- **EXERCISE PROMPT**: Retype the data exactly, from its first line to the line containing "const yTicks = [0, 50, 100, 150, 200, 250, 300];", including both, and skip any picture.

- **DATASET SECTION**:
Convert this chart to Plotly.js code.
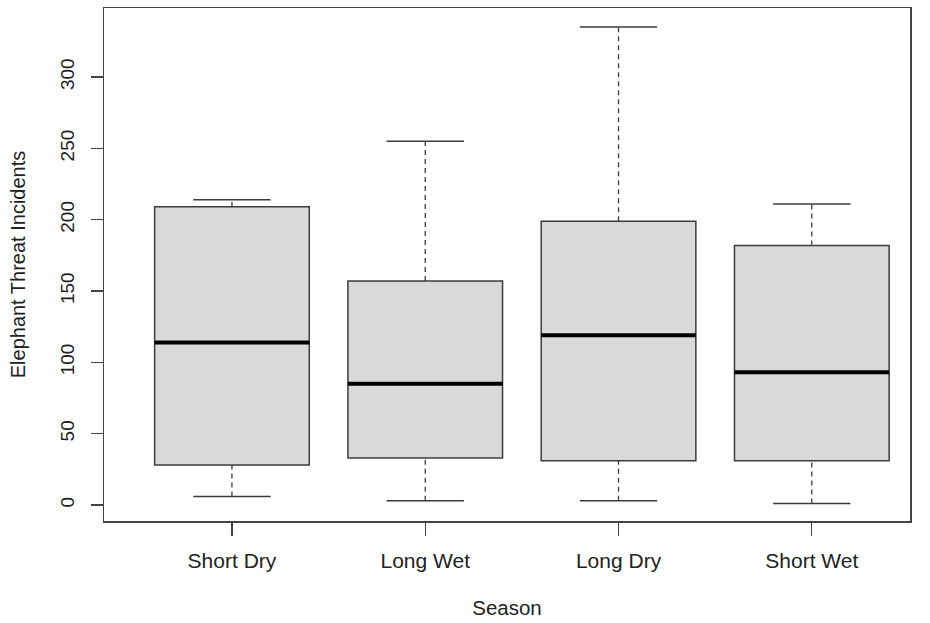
<!DOCTYPE html>
<html><head><meta charset="utf-8">
<script src="https://cdn.plot.ly/plotly-3.0.1.min.js"></script>
<style>html,body{margin:0;padding:0;background:#fff}</style>
</head><body><div id="chart" style="width:930px;height:623px"></div>
<script>
const seasons = ["Short Dry", "Long Wet", "Long Dry", "Short Wet"];
const positions = [1, 2, 3, 4];
const lowerWhisker = [6, 3, 3, 1];
const q1 = [28, 33, 31, 31];
const median = [114, 85, 119, 93];
const q3 = [209, 157, 199, 182];
const upperWhisker = [214, 255, 335, 211];
const yTicks = [0, 50, 100, 150, 200, 250, 300];

const boxWidth = 0.8, capHalf = 0.2;
const lineCol = '#3c3c3c';
const font = 'Liberation Sans, Arial, Helvetica, sans-serif';

function segs(fn) {
  const xs = [], ys = [];
  positions.forEach((p, i) => { const s = fn(p, i); xs.push(s[0], s[1], null); ys.push(s[2], s[3], null); });
  return {x: xs, y: ys};
}
const whiskUp = segs((p, i) => [p, p, q3[i], upperWhisker[i]]);
const whiskLo = segs((p, i) => [p, p, lowerWhisker[i], q1[i]]);
const capUp = segs((p, i) => [p - capHalf, p + capHalf, upperWhisker[i], upperWhisker[i]]);
const capLo = segs((p, i) => [p - capHalf, p + capHalf, lowerWhisker[i], lowerWhisker[i]]);
const med = segs((p, i) => [p - boxWidth / 2, p + boxWidth / 2, median[i], median[i]]);

const traces = [
  {type: 'scatter', mode: 'lines', x: whiskUp.x, y: whiskUp.y, line: {color: lineCol, width: 1.3, dash: '5px,4px'}, hoverinfo: 'skip'},
  {type: 'scatter', mode: 'lines', x: whiskLo.x, y: whiskLo.y, line: {color: lineCol, width: 1.3, dash: '5px,4px'}, hoverinfo: 'skip'},
  {type: 'box', x: positions, q1: q1, median: median, q3: q3, lowerfence: q1, upperfence: q3,
   width: boxWidth, fillcolor: '#d9d9d9', line: {color: lineCol, width: 1.5}, boxpoints: false, whiskerwidth: 0},
  {type: 'scatter', mode: 'lines', x: capUp.x, y: capUp.y, line: {color: lineCol, width: 1.5}, hoverinfo: 'skip'},
  {type: 'scatter', mode: 'lines', x: capLo.x, y: capLo.y, line: {color: lineCol, width: 1.5}, hoverinfo: 'skip'},
  {type: 'scatter', mode: 'lines', x: med.x, y: med.y, line: {color: '#000', width: 4}, hoverinfo: 'skip'}
];

const layout = {
  width: 930, height: 623,
  margin: {l: 104, r: 20, t: 8, b: 102},
  paper_bgcolor: '#fff', plot_bgcolor: '#fff',
  showlegend: false,
  font: {family: font, color: '#222', size: 20},
  xaxis: {
    range: [0.338, 4.508], tickmode: 'array', tickvals: positions, ticktext: seasons,
    ticks: 'outside', ticklen: 13, tickwidth: 1.3, tickcolor: '#444',
    showline: true, mirror: true, linecolor: '#444', linewidth: 1.5,
    showgrid: false, zeroline: false, tickfont: {size: 21, color: '#222'},
    ticklabelstandoff: 7,
    title: {text: 'Season', font: {size: 20.5, color: '#222'}, standoff: 30}
  },
  yaxis: {
    range: [-11.2, 348.4], tickmode: 'array', tickvals: yTicks,
    ticks: 'outside', ticklen: 12, tickwidth: 1.3, tickcolor: '#444', tickangle: -90,
    showline: true, mirror: true, linecolor: '#444', linewidth: 1.5,
    showgrid: false, zeroline: false, tickfont: {size: 19, color: '#222'},
    ticklabelstandoff: 9,
    title: {text: 'Elephant Threat Incidents', font: {size: 20, color: '#222'}, standoff: 26}
  }
};
Plotly.newPlot('chart', traces, layout, {displayModeBar: false, staticPlot: true});
</script></body></html>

- **EXERCISE RESULT**:
Convert this chart to Plotly.js code.
<!DOCTYPE html>
<html><head><meta charset="utf-8">
<script src="https://cdn.plot.ly/plotly-3.0.1.min.js"></script>
<style>html,body{margin:0;padding:0;background:#fff}</style>
</head><body><div id="chart" style="width:930px;height:623px"></div>
<script>
const seasons = ["Short Dry", "Long Wet", "Long Dry", "Short Wet"];
const positions = [1, 2, 3, 4];
const lowerWhisker = [6, 3, 3, 1];
const q1 = [28, 33, 31, 31];
const median = [114, 85, 119, 93];
const q3 = [209, 157, 199, 182];
const upperWhisker = [214, 255, 335, 211];
const yTicks = [0, 50, 100, 150, 200, 250, 300];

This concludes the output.